Be All That You can Be: Living Paradox
A fully embodied realization of consciousness is a continuous process of embracing every apparent limit that we find ourselves to be involved in. I would like to invite every aspect and possible sense of yourself to come forward and be alive as this life now. Let there be no part of you that is held back from it’s full flow of being. This is our birthright and is possible through the graceful transmission of Total Being.
Be as you are (in Consciousness), and as an individual allow all of you to radiate forward to be all that you can be.
The picture that I lay out here about what we are is simple enough.
We are first of all:
1) The Timeless Unmanifest: The infinite expanse of formless conscious space: Emptiness.

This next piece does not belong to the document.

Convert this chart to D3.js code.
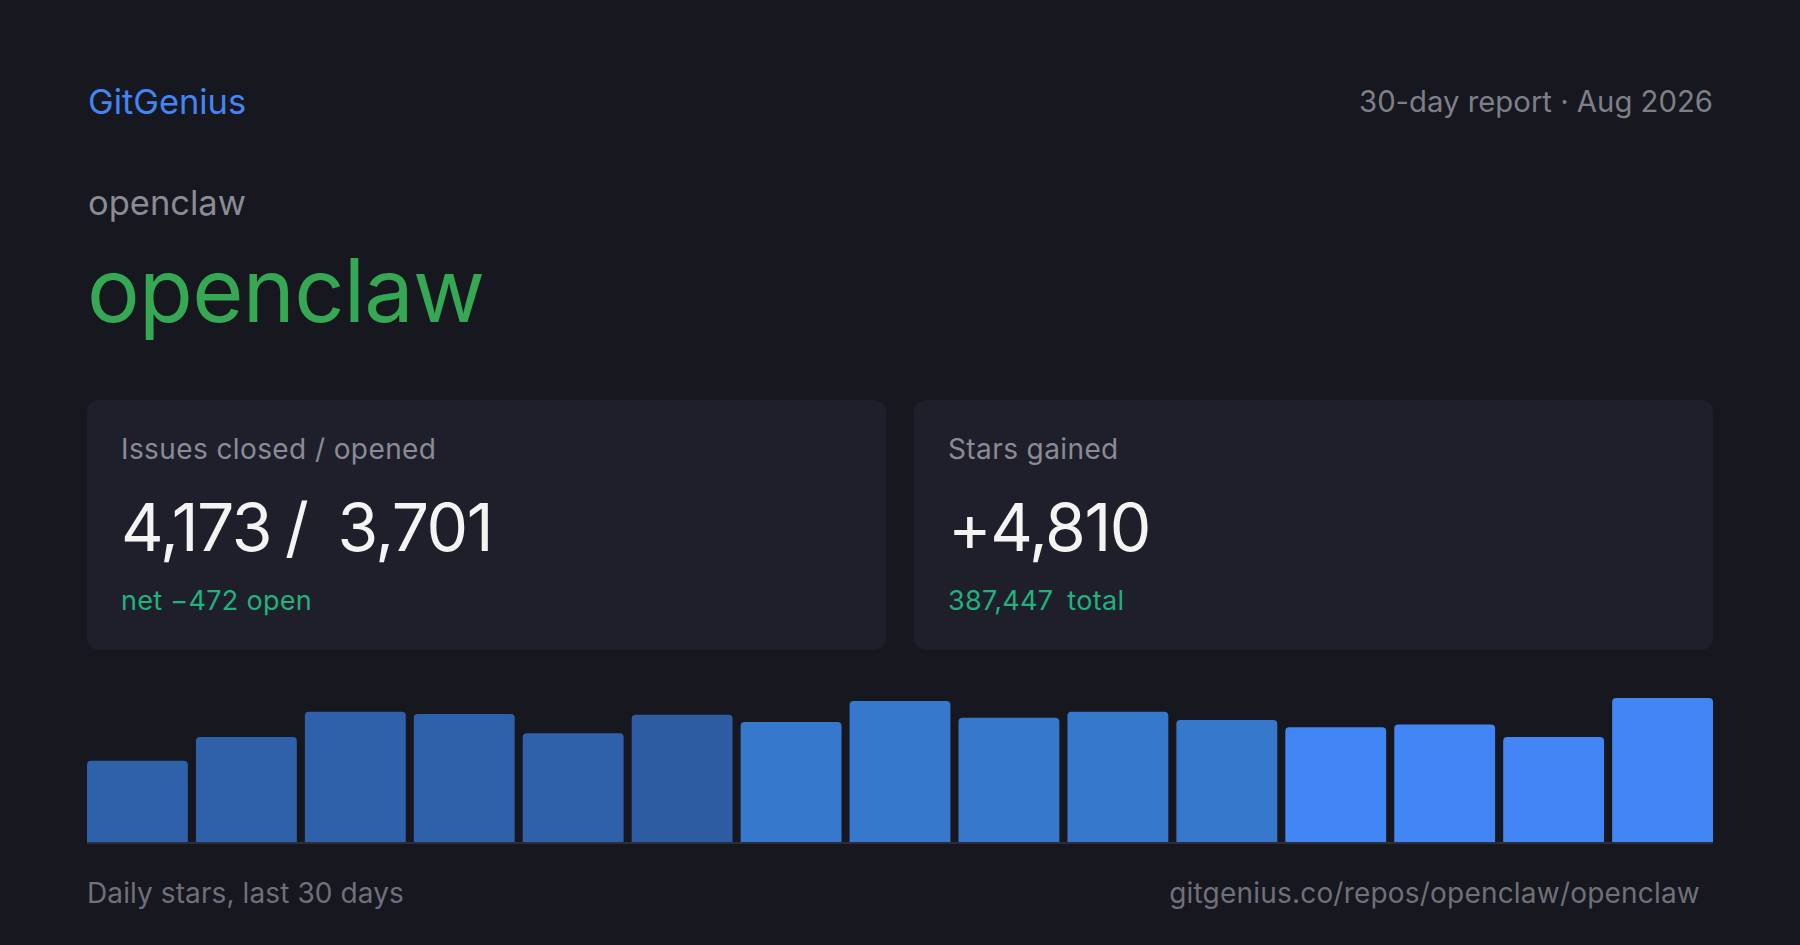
<!DOCTYPE html>
<html>
<head>
<meta charset="utf-8">
<script src="https://cdn.jsdelivr.net/npm/d3@7"></script>
<style>
  html, body { margin: 0; padding: 0; background: #16171f; }
  svg { display: block; font-family: Inter, "Noto Sans", sans-serif; }
</style>
</head>
<body>
<svg id="card"></svg>
<script>
// dados
const repoOwner = "openclaw";
const repoName = "openclaw";
const reportLabel = "30-day report · Aug 2026";
const issuesClosed = 4173;
const issuesOpened = 3701;
const starsGained = 4810;
const starsTotal = 387447;
// estrelas por bloco de 2 dias (15 blocos = 30 dias)
const buckets = d3.range(1, 16);
const dailyStars = [217, 281, 348, 342, 291, 340, 321, 377, 332, 348, 326, 307, 314, 281, 385];
const barTones = ["#2f60aa", "#2f60aa", "#2f60aa", "#2f60aa", "#2f60aa", "#2d5ca3",
                  "#3678cb", "#3678cb", "#3678cb", "#3678cb", "#3678cb",
                  "#4285f4", "#4285f4", "#4285f4", "#4285f4"];

const W = 1800, H = 945;
const left = 87, right = 1713;

const svg = d3.select("#card")
    .attr("width", W)
    .attr("height", H)
    .attr("viewBox", `0 0 ${W} ${H}`);

svg.append("rect")
    .attr("width", W)
    .attr("height", H)
    .attr("fill", "#16171f");

const fmt = d3.format(",");

// cabeçalho
svg.append("text")
    .attr("x", left + 1).attr("y", 114)
    .attr("font-size", 34.4)
    .attr("fill", "#4285f4")
    .text("GitGenius");

svg.append("text")
    .attr("x", right).attr("y", 112)
    .attr("text-anchor", "end")
    .attr("font-size", 29.3)
    .attr("fill", "#7e7f89")
    .text(reportLabel);

svg.append("text")
    .attr("x", left + 1).attr("y", 215)
    .attr("font-size", 34.5)
    .attr("fill", "#8a8b95")
    .text(repoOwner);

svg.append("text")
    .attr("x", left).attr("y", 322)
    .attr("font-size", 88)
    .attr("letter-spacing", -0.7)
    .attr("fill", "#34a853")
    .text(repoName);

// cartões
const cards = [
    { x: left, title: "Issues closed / opened", big: [fmt(issuesClosed), "/", fmt(issuesOpened)],
      sub: [`net \u2212${issuesClosed - issuesOpened} open`] },
    { x: 914, title: "Stars gained", big: ["+" + fmt(starsGained)],
      sub: [fmt(starsTotal), "total"] }
];
const cardW = 799, cardY = 400, cardH = 250;

const g = svg.selectAll(".stat")
    .data(cards)
    .enter()
    .append("g")
    .attr("class", "stat")
    .attr("transform", d => `translate(${d.x},${cardY})`);

g.append("rect")
    .attr("width", cardW)
    .attr("height", cardH)
    .attr("rx", 12)
    .attr("fill", "#1f1f2b");

g.append("text")
    .attr("x", 34).attr("y", 59)
    .attr("font-size", 28)
    .attr("letter-spacing", 0.4)
    .attr("fill", "#8a8b96")
    .text(d => d.title);

g.append("text")
    .attr("x", 34).attr("y", 151)
    .attr("font-size", 66)
    .attr("letter-spacing", -1.5)
    .attr("fill", "#f4f4f2")
    .each(function (d) {
        const t = d3.select(this);
        d.big.forEach((s, i) => t.append("tspan").attr("dx", i ? (i === 2 ? 30 : 14) : 0).text(s));
    });

g.append("text")
    .attr("x", 34).attr("y", 210)
    .attr("font-size", 27)
    .attr("letter-spacing", 0.3)
    .attr("fill", "#20b27b")
    .each(function (d) {
        const t = d3.select(this);
        d.sub.forEach((s, i) => t.append("tspan").attr("dx", i ? 14 : 0).text(s));
    });

// barras
const x = d3.scaleBand()
    .domain(buckets)
    .range([left, right])
    .paddingInner(0.074);

const y = d3.scaleLinear()
    .domain([0, d3.max(dailyStars)])
    .range([842, 698]);

const r = 4;
svg.selectAll(".bar")
    .data(dailyStars)
    .enter()
    .append("path")
    .attr("class", "bar")
    .attr("fill", (d, i) => barTones[i])
    .attr("d", (d, i) => {
        const x0 = x(buckets[i]), w = x.bandwidth(), y0 = y(d), y1 = y(0);
        return `M${x0},${y1}V${y0 + r}Q${x0},${y0} ${x0 + r},${y0}H${x0 + w - r}Q${x0 + w},${y0} ${x0 + w},${y0 + r}V${y1}Z`;
    });

svg.append("line")
    .attr("x1", left).attr("x2", right)
    .attr("y1", 843).attr("y2", 843)
    .attr("stroke", "#2c2d39")
    .attr("stroke-width", 2);

// rodapé
svg.append("text")
    .attr("x", left).attr("y", 903)
    .attr("font-size", 28)
    .attr("letter-spacing", 0.1)
    .attr("fill", "#6f707a")
    .text("Daily stars, last 30 days");

svg.append("text")
    .attr("x", 1700).attr("y", 903)
    .attr("text-anchor", "end")
    .attr("font-size", 28)
    .attr("letter-spacing", 0.2)
    .attr("fill", "#6f707a")
    .text(`gitgenius.co/repos/${repoOwner}/${repoName}`);
</script>
</body>
</html>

2) The Manifest in Time: That which is arising in the midst of the formless consciousness, that which has form and is experienced in two ways:
a) As a separate individual material person in a world of other individual separate objects and persons.
b) As energy that exists in a field of mutually interpenetrating fields of energy or presence.
So we are three different dimensions of being which are altogether contradictory but all equally what we are:
1) We are a Dimension of Conscious Emptiness.
2) We are a dimension of Conscious Spirit or energy.
3) We are a dimension of Conscious body/mind personality.
The trick is that we are all three of these simultaneously. Clarifying and deepening our experience of being all three of these is living as the paradox itself.